EXERCISE DIRECTIONS: Repeat word for word the lines from the top of the records through the line containing "below=26.25pt of protect]", and skip the pictures.
__________________________________________________
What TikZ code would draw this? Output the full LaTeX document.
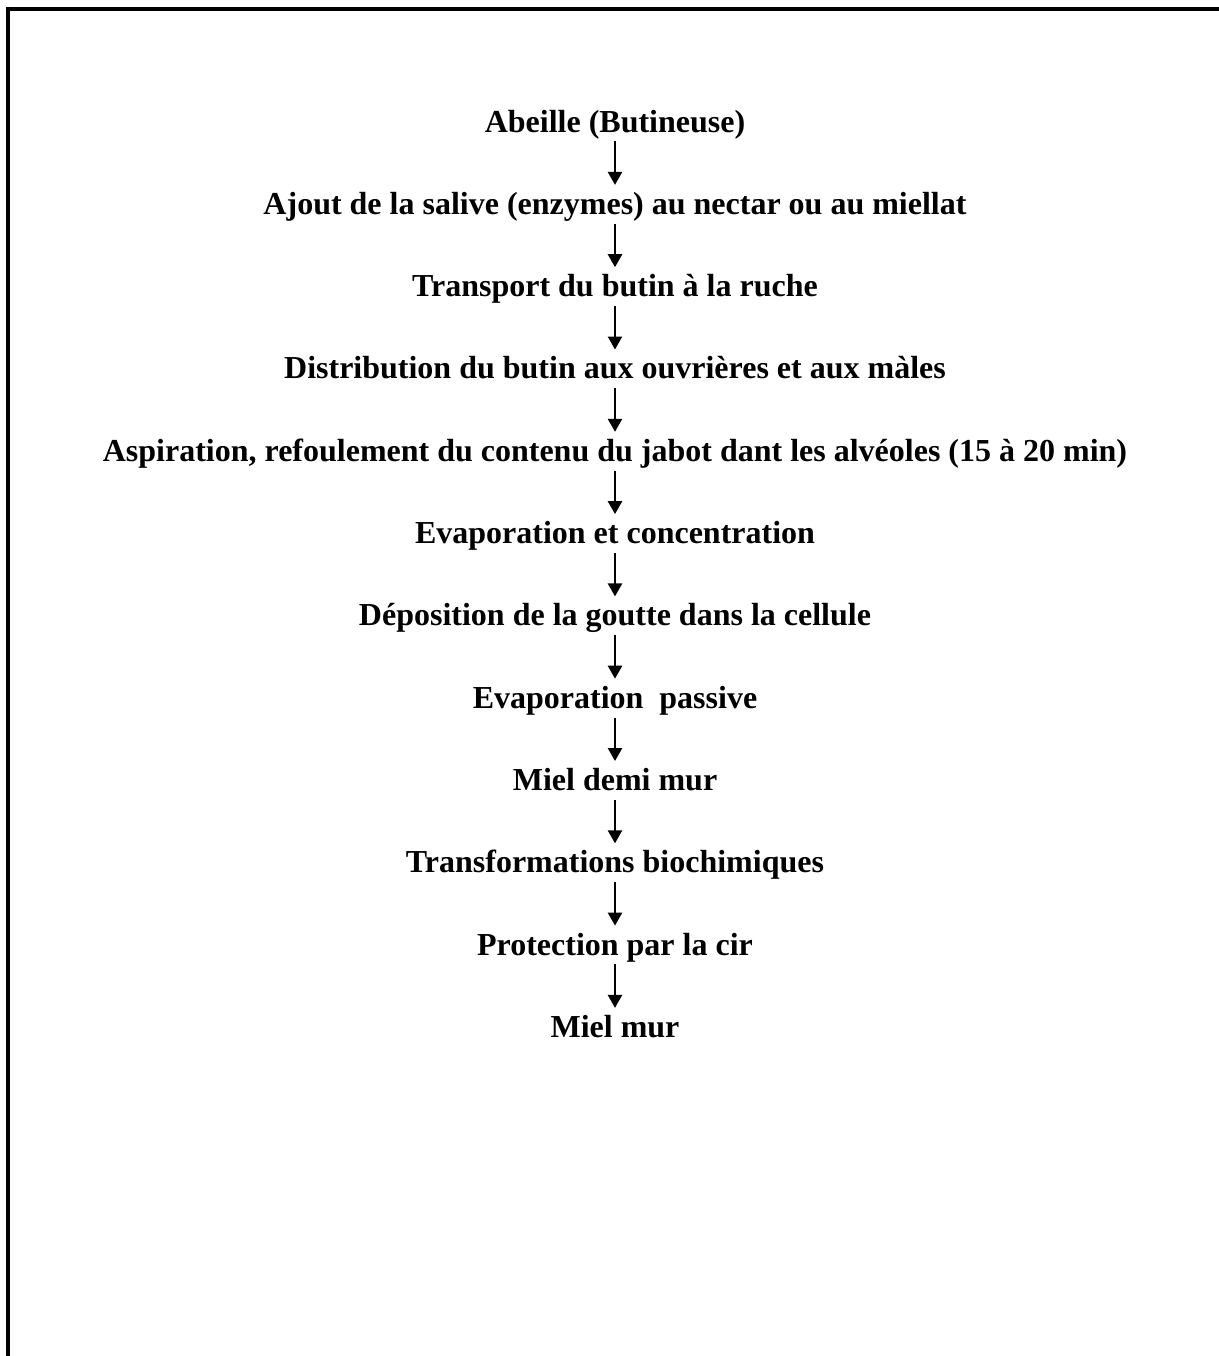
\documentclass[tikz,border=0pt]{standalone}
\usepackage{fontspec}
\setmainfont{Liberation Serif}
\usepackage{tikz}
\usetikzlibrary{arrows.meta,positioning}

\begin{document}
\begin{tikzpicture}[
    font=\fontsize{16}{19}\selectfont\bfseries,
    node distance=0mm,
    stage/.style={inner sep=0pt, text height=11pt, text depth=3.5pt, align=center},
    flow/.style={-{Triangle[length=6.5pt, width=7pt]}, line width=1.2pt, shorten <=1pt, shorten >=3.5pt, xshift=-2.5pt}
]
\useasboundingbox (0,0) rectangle (609.5pt,-678pt);
% page frame
\draw[line width=1.6pt] (609.5pt,-4.5pt) -- (4pt,-4.5pt) -- (4pt,-678pt);

\node[stage] (abeille) at (307.5pt,-62.25pt) {Abeille (Butineuse)};
\node[stage, below=26.25pt of abeille] (salive) {Ajout de la salive (enzymes) au nectar ou au miellat};
\node[stage, below=26.25pt of salive] (transport) {Transport du butin à la ruche};
\node[stage, below=26.25pt of transport] (distrib) {Distribution du butin aux ouvrières et aux màles};
\node[stage, below=26.25pt of distrib] (aspir) {Aspiration, refoulement du contenu du jabot dant les alvéoles (15 à 20 min)};
\node[stage, below=26.25pt of aspir] (evapconc) {Evaporation et concentration};
\node[stage, below=26.25pt of evapconc] (depos) {Déposition de la goutte dans la cellule};
\node[stage, below=26.25pt of depos] (evappass) {Evaporation~~passive};
\node[stage, below=26.25pt of evappass] (demimur) {Miel demi mur};
\node[stage, below=26.25pt of demimur] (biochim) {Transformations biochimiques};
\node[stage, below=26.25pt of biochim] (protect) {Protection par la cir};
\node[stage, below=26.25pt of protect] (mur) {Miel mur};

\draw[flow] (abeille.south) -- (salive.north);
\draw[flow] (salive.south) -- (transport.north);
\draw[flow] (transport.south) -- (distrib.north);
\draw[flow] (distrib.south) -- (aspir.north);
\draw[flow] (aspir.south) -- (evapconc.north);
\draw[flow] (evapconc.south) -- (depos.north);
\draw[flow] (depos.south) -- (evappass.north);
\draw[flow] (evappass.south) -- (demimur.north);
\draw[flow] (demimur.south) -- (biochim.north);
\draw[flow] (biochim.south) -- (protect.north);
\draw[flow] (protect.south) -- (mur.north);
\end{tikzpicture}
\end{document}
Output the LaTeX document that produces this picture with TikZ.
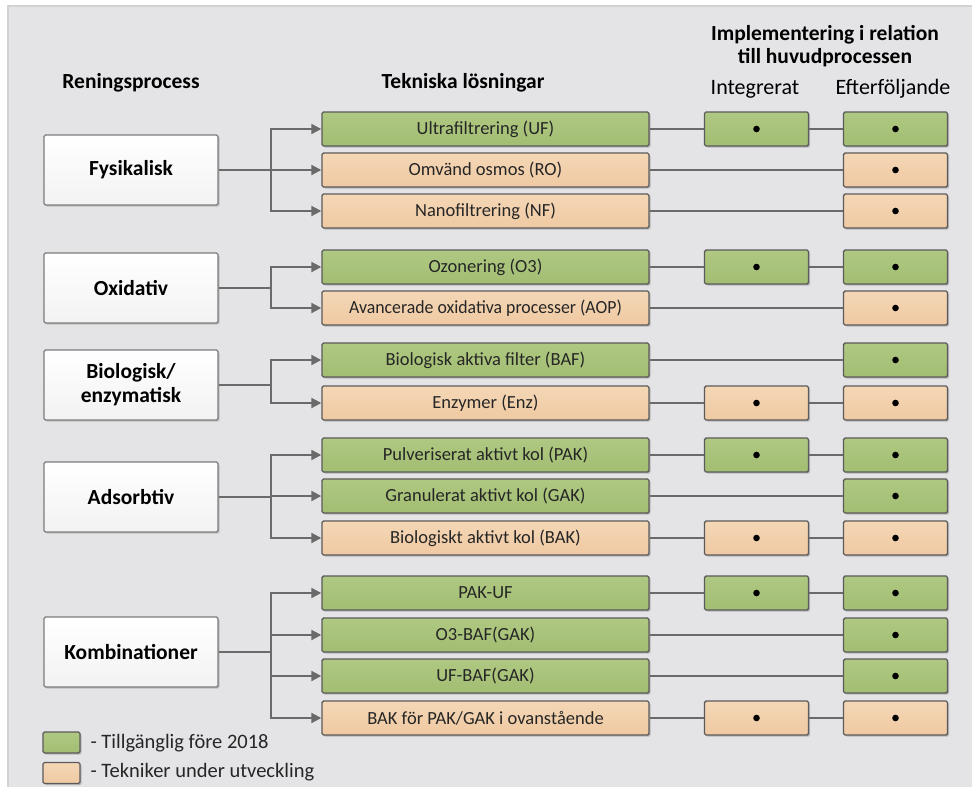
\documentclass[tikz,border=0pt]{standalone}
\usepackage{fontspec}
\setmainfont{Carlito}
\usetikzlibrary{arrows.meta,shadows}
\definecolor{bg}{HTML}{E4E3E6}
\definecolor{frame}{HTML}{D2D1D4}
\definecolor{grtop}{HTML}{AFC882}
\definecolor{grbot}{HTML}{A2BE72}
\definecolor{ortop}{HTML}{F4D7B6}
\definecolor{orbot}{HTML}{EFC9A2}
\definecolor{edge}{HTML}{5B5B5B}
\definecolor{ln}{HTML}{6A6A6A}
\definecolor{txt}{HTML}{262626}
\tikzset{
  base/.style={draw=edge,line width=1.4pt,rounded corners=1.5pt,minimum height=34pt,
    inner sep=0pt,text=txt,font=\fontsize{18.5}{21}\selectfont,
    drop shadow={shadow xshift=1.5pt,shadow yshift=-1.5pt,opacity=.35,fill=black!60}},
  gbox/.style={base,top color=grtop,bottom color=grbot},
  obox/.style={base,top color=ortop,bottom color=orbot},
  mid/.style={minimum width=327pt},
  imp/.style={minimum width=104pt},
  proc/.style={draw=edge!80,line width=1.4pt,rounded corners=1.5pt,minimum width=174pt,minimum height=70pt,
    top color=white,bottom color=gray!10,align=center,font=\bfseries\fontsize{21.5}{24}\selectfont,text=black,
    drop shadow={shadow xshift=1.5pt,shadow yshift=-1.5pt,opacity=.3,fill=black!60}},
  arr/.style={draw=ln,line width=2pt,-{Triangle[length=10pt,width=10pt]}},
  con/.style={draw=ln,line width=2pt},
  hdr/.style={font=\bfseries\fontsize{21.5}{23}\selectfont,text=black,align=center},
  sub/.style={font=\fontsize{22}{24}\selectfont,text=black},
  lg/.style={font=\fontsize{20.5}{23}\selectfont,text=txt,anchor=west},
}
\newcommand{\dotmark}[1]{\fill[black] (#1) circle (3.3pt);}
\begin{document}
\begin{tikzpicture}[x=1pt,y=-1pt]
\useasboundingbox (0,0) rectangle (972,787);
\fill[white] (0,0) rectangle (972,787);
\fill[bg] (8,6) rectangle (972,787);
\draw[frame,line width=1.2pt] (8,787) -- (8,6) -- (972,6);
% headers
\node[hdr] (h1) at (131,83) {Reningsprocess};
\node[hdr] (h2) at (463,83) {Tekniska lösningar};
\node[hdr] (h3) at (825,46.5) {Implementering i relation\\till huvudprocessen};
\node[sub] (h4) at (755,89) {Integrerat};
\node[sub] (h5) at (893,89) {Efterföljande};
% process boxes
\node[proc] (P1) at (131,170) {Fysikalisk};
\node[proc] (P2) at (131,288) {Oxidativ};
\node[proc] (P3) at (131,385) {Biologisk/\\enzymatisk};
\node[proc] (P4) at (131,497) {Adsorbtiv};
\node[proc] (P5) at (131,652) {Kombinationer};
% technique boxes
\node[gbox,mid] (T1) at (485.5,129) {Ultrafiltrering (UF)};
\node[obox,mid] (T2) at (485.5,170) {Omvänd osmos (RO)};
\node[obox,mid] (T3) at (485.5,211) {Nanofiltrering (NF)};
\node[gbox,mid] (T4) at (485.5,267) {Ozonering (O3)};
\node[obox,mid] (T5) at (485.5,308) {\scalebox{0.96}[1]{Avancerade oxidativa processer (AOP)}};
\node[gbox,mid] (T6) at (485.5,360) {Biologisk aktiva filter (BAF)};
\node[obox,mid] (T7) at (485.5,403) {Enzymer (Enz)};
\node[gbox,mid] (T8) at (485.5,455) {Pulveriserat aktivt kol (PAK)};
\node[gbox,mid] (T9) at (485.5,496) {Granulerat aktivt kol (GAK)};
\node[obox,mid] (T10) at (485.5,538) {Biologiskt aktivt kol (BAK)};
\node[gbox,mid] (T11) at (485.5,593) {PAK-UF};
\node[gbox,mid] (T12) at (485.5,635) {O3-BAF(GAK)};
\node[gbox,mid] (T13) at (485.5,676) {UF-BAF(GAK)};
\node[obox,mid] (T14) at (485.5,718) {BAK för PAK/GAK i ovanstående};
% integrated boxes
\node[gbox,imp] (I1) at (756.5,129) {};
\node[gbox,imp] (I4) at (756.5,267) {};
\node[obox,imp] (I7) at (756.5,403) {};
\node[gbox,imp] (I8) at (756.5,455) {};
\node[obox,imp] (I10) at (756.5,538) {};
\node[gbox,imp] (I11) at (756.5,593) {};
\node[obox,imp] (I14) at (756.5,718) {};
% subsequent boxes
\node[gbox,imp] (E1) at (895.5,129) {};
\node[obox,imp] (E2) at (895.5,170) {};
\node[obox,imp] (E3) at (895.5,211) {};
\node[gbox,imp] (E4) at (895.5,267) {};
\node[obox,imp] (E5) at (895.5,308) {};
\node[gbox,imp] (E6) at (895.5,360) {};
\node[obox,imp] (E7) at (895.5,403) {};
\node[gbox,imp] (E8) at (895.5,455) {};
\node[gbox,imp] (E9) at (895.5,496) {};
\node[obox,imp] (E10) at (895.5,538) {};
\node[gbox,imp] (E11) at (895.5,593) {};
\node[gbox,imp] (E12) at (895.5,635) {};
\node[gbox,imp] (E13) at (895.5,676) {};
\node[obox,imp] (E14) at (895.5,718) {};
\foreach \n in {I1,I4,I7,I8,I10,I11,I14,E1,E2,E3,E4,E5,E6,E7,E8,E9,E10,E11,E12,E13,E14}{\dotmark{\n.center}}
% branch arrows
\foreach \t in {T1,T2,T3}{\draw[arr] (P1.east) -- ++(52,0) |- (\t.west);}
\foreach \t in {T4,T5}{\draw[arr] (P2.east) -- ++(52,0) |- (\t.west);}
\foreach \t in {T6,T7}{\draw[arr] (P3.east) -- ++(52,0) |- (\t.west);}
\foreach \t in {T8,T9,T10}{\draw[arr] (P4.east) -- ++(52,0) |- (\t.west);}
\foreach \t in {T11,T12,T13,T14}{\draw[arr] (P5.east) -- ++(52,0) |- (\t.west);}
% implementation connectors
\foreach \k in {1,4,7,8,10,11,14}{\draw[con] (T\k.east) -- (I\k.west); \draw[con] (I\k.east) -- (E\k.west);}
\foreach \k in {2,3,5,6,9,12,13}{\draw[con] (T\k.east) -- (E\k.west);}
% legend
\node[gbox,minimum width=37pt,minimum height=21pt] (LG) at (61.5,742.5) {};
\node[obox,minimum width=37pt,minimum height=21pt] (LO) at (61.5,773) {};
\node[lg] (LGt) at (87,743) {- Tillgänglig före 2018};
\node[lg] (LOt) at (87,772) {- Tekniker under utveckling};
\end{tikzpicture}
\end{document}
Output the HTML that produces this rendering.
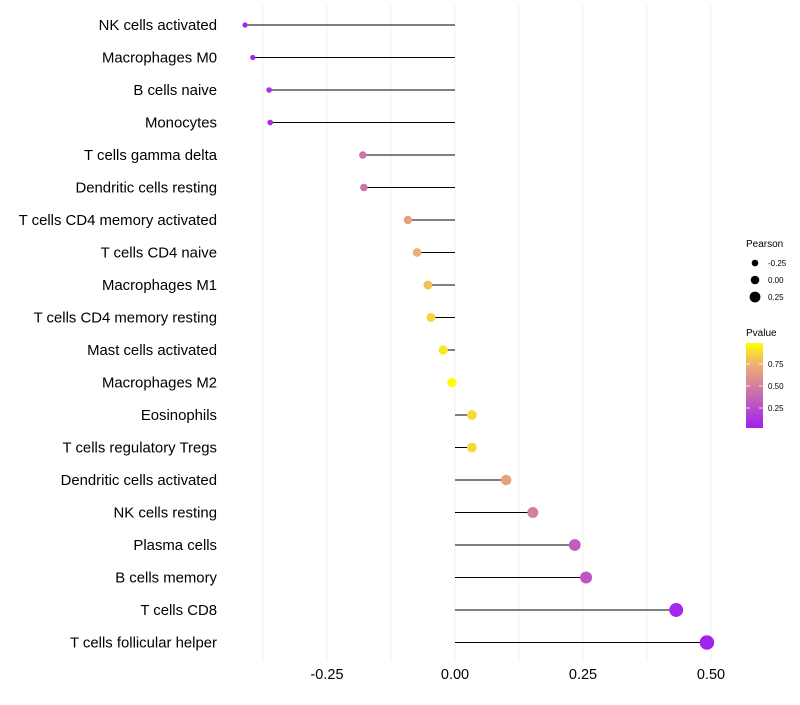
<!DOCTYPE html>
<html><head><meta charset="utf-8"><style>
body{margin:0;background:#fff;font-family:"Liberation Sans",sans-serif}
svg text{font-family:"Liberation Sans",sans-serif}
</style></head><body>
<svg id="chart" width="800" height="700">
<defs><linearGradient id="pg" x1="0" y1="1" x2="0" y2="0">
<stop offset="0" stop-color="#A020F0"/><stop offset="0.5" stop-color="#D4809E"/><stop offset="0.75" stop-color="#EDB070"/><stop offset="1" stop-color="#FFFF00"/>
</linearGradient></defs>
<g id="grid"></g>
<g id="marks"></g>
<g id="ylabels"></g>
<g id="xlabels"></g>
<g>
<text x="746" y="247" font-size="10">Pearson</text>
<circle cx="755" cy="263" r="3.3" fill="#000"/>
<text x="768" y="266" font-size="8">-0.25</text>
<circle cx="755" cy="280" r="4.3" fill="#000"/>
<text x="768" y="283" font-size="8">0.00</text>
<circle cx="755" cy="297" r="5.4" fill="#000"/>
<text x="768" y="300" font-size="8">0.25</text>
</g>
<g>
<text x="746" y="336" font-size="10">Pvalue</text>
<rect x="746" y="343" width="17" height="85" fill="url(#pg)"/>
<g stroke="#fff" stroke-width="0.8"><line x1="746" x2="750" y1="364" y2="364"/><line x1="759" x2="763" y1="364" y2="364"/><line x1="746" x2="750" y1="386" y2="386"/><line x1="759" x2="763" y1="386" y2="386"/><line x1="746" x2="750" y1="408" y2="408"/><line x1="759" x2="763" y1="408" y2="408"/></g>
<text x="768" y="367" font-size="8">0.75</text>
<text x="768" y="389" font-size="8">0.50</text>
<text x="768" y="411" font-size="8">0.25</text>
</g>
</svg>
<script>
const categories=["NK cells activated","Macrophages M0","B cells naive","Monocytes","T cells gamma delta","Dendritic cells resting","T cells CD4 memory activated","T cells CD4 naive","Macrophages M1","T cells CD4 memory resting","Mast cells activated","Macrophages M2","Eosinophils","T cells regulatory  Tregs ","Dendritic cells activated","NK cells resting","Plasma cells","B cells memory","T cells CD8","T cells follicular helper"];
const pearson=[-0.41,-0.395,-0.363,-0.361,-0.18,-0.178,-0.092,-0.074,-0.053,-0.047,-0.023,-0.006,0.033,0.033,0.1,0.152,0.234,0.256,0.432,0.492];
const pvalues=[0.04,0.06,0.1,0.1,0.45,0.45,0.68,0.74,0.8,0.86,0.92,0.98,0.88,0.88,0.68,0.5,0.33,0.3,0.06,0.04];
const xTicks=[-0.25,0,0.25,0.5];
const xTickLabels=["-0.25","0.00","0.25","0.50"];
const NS="http://www.w3.org/2000/svg";
const xs=v=>455+v*512;
const ys=i=>25+i*32.5;
function lerp(a,b,t){return a.map((c,k)=>Math.round(c+(b[k]-c)*t));}
function col(p){let t=Math.max(0,Math.min(1,(p-0.023)/(0.99-0.023)));
 const st=[[0,[160,32,240]],[0.5,[212,128,158]],[0.75,[237,176,112]],[1,[255,255,0]]];
 for(let k=1;k<st.length;k++){if(t<=st[k][0]){const c=lerp(st[k-1][1],st[k][1],(t-st[k-1][0])/(st[k][0]-st[k-1][0]));return `rgb(${c})`;}}
 return "rgb(255,255,0)";}
function mk(tag,attrs,parent){const e=document.createElementNS(NS,tag);for(const k in attrs)e.setAttribute(k,attrs[k]);parent.appendChild(e);return e;}
const grid=document.getElementById('grid'),marks=document.getElementById('marks'),yl=document.getElementById('ylabels'),xl=document.getElementById('xlabels');
[-0.375,-0.25,-0.125,0,0.125,0.25,0.375,0.5].forEach(v=>{
 const l=mk('line',{x1:xs(v),x2:xs(v),y1:5,y2:660,stroke:'#f0f0f0','stroke-width':1},grid);
 
 
});
categories.forEach((c,i)=>{
 const y=ys(i),x=xs(pearson[i]);
 const ln=mk('line',{x1:xs(0),x2:x,y1:y,y2:y,stroke:'#000','stroke-width':1},marks);
 
 
 const r=4.7+5.2*pearson[i];
 const p=mk('circle',{cx:x,cy:y,r:Math.max(2,r),fill:col(pvalues[i])},marks);
 
 
 const t=mk('text',{x:217,y:y+5,'text-anchor':'end','font-size':14.9,fill:'#000'},yl);
 t.textContent=c;
 
 
});
xTicks.forEach((v,i)=>{
 const t=mk('text',{x:xs(v),y:679,'text-anchor':'middle','font-size':14.5,fill:'#000'},xl);
 t.textContent=xTickLabels[i];
 
 
});
</script>
</body></html>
__________________________________________________
RESULT OF THE TASK:
What TikZ code would draw this? Output the full LaTeX document.
\documentclass[tikz,border=0pt]{standalone}
\usepackage{fontspec}
\setmainfont{Liberation Serif}
\usepackage{tikz}
\usetikzlibrary{arrows.meta,positioning}

\begin{document}
\begin{tikzpicture}[
    font=\fontsize{16}{19}\selectfont\bfseries,
    node distance=0mm,
    stage/.style={inner sep=0pt, text height=11pt, text depth=3.5pt, align=center},
    flow/.style={-{Triangle[length=6.5pt, width=7pt]}, line width=1.2pt, shorten <=1pt, shorten >=3.5pt, xshift=-2.5pt}
]
\useasboundingbox (0,0) rectangle (609.5pt,-678pt);
% page frame
\draw[line width=1.6pt] (609.5pt,-4.5pt) -- (4pt,-4.5pt) -- (4pt,-678pt);

\node[stage] (abeille) at (307.5pt,-62.25pt) {Abeille (Butineuse)};
\node[stage, below=26.25pt of abeille] (salive) {Ajout de la salive (enzymes) au nectar ou au miellat};
\node[stage, below=26.25pt of salive] (transport) {Transport du butin à la ruche};
\node[stage, below=26.25pt of transport] (distrib) {Distribution du butin aux ouvrières et aux màles};
\node[stage, below=26.25pt of distrib] (aspir) {Aspiration, refoulement du contenu du jabot dant les alvéoles (15 à 20 min)};
\node[stage, below=26.25pt of aspir] (evapconc) {Evaporation et concentration};
\node[stage, below=26.25pt of evapconc] (depos) {Déposition de la goutte dans la cellule};
\node[stage, below=26.25pt of depos] (evappass) {Evaporation~~passive};
\node[stage, below=26.25pt of evappass] (demimur) {Miel demi mur};
\node[stage, below=26.25pt of demimur] (biochim) {Transformations biochimiques};
\node[stage, below=26.25pt of biochim] (protect) {Protection par la cir};
\node[stage, below=26.25pt of protect] (mur) {Miel mur};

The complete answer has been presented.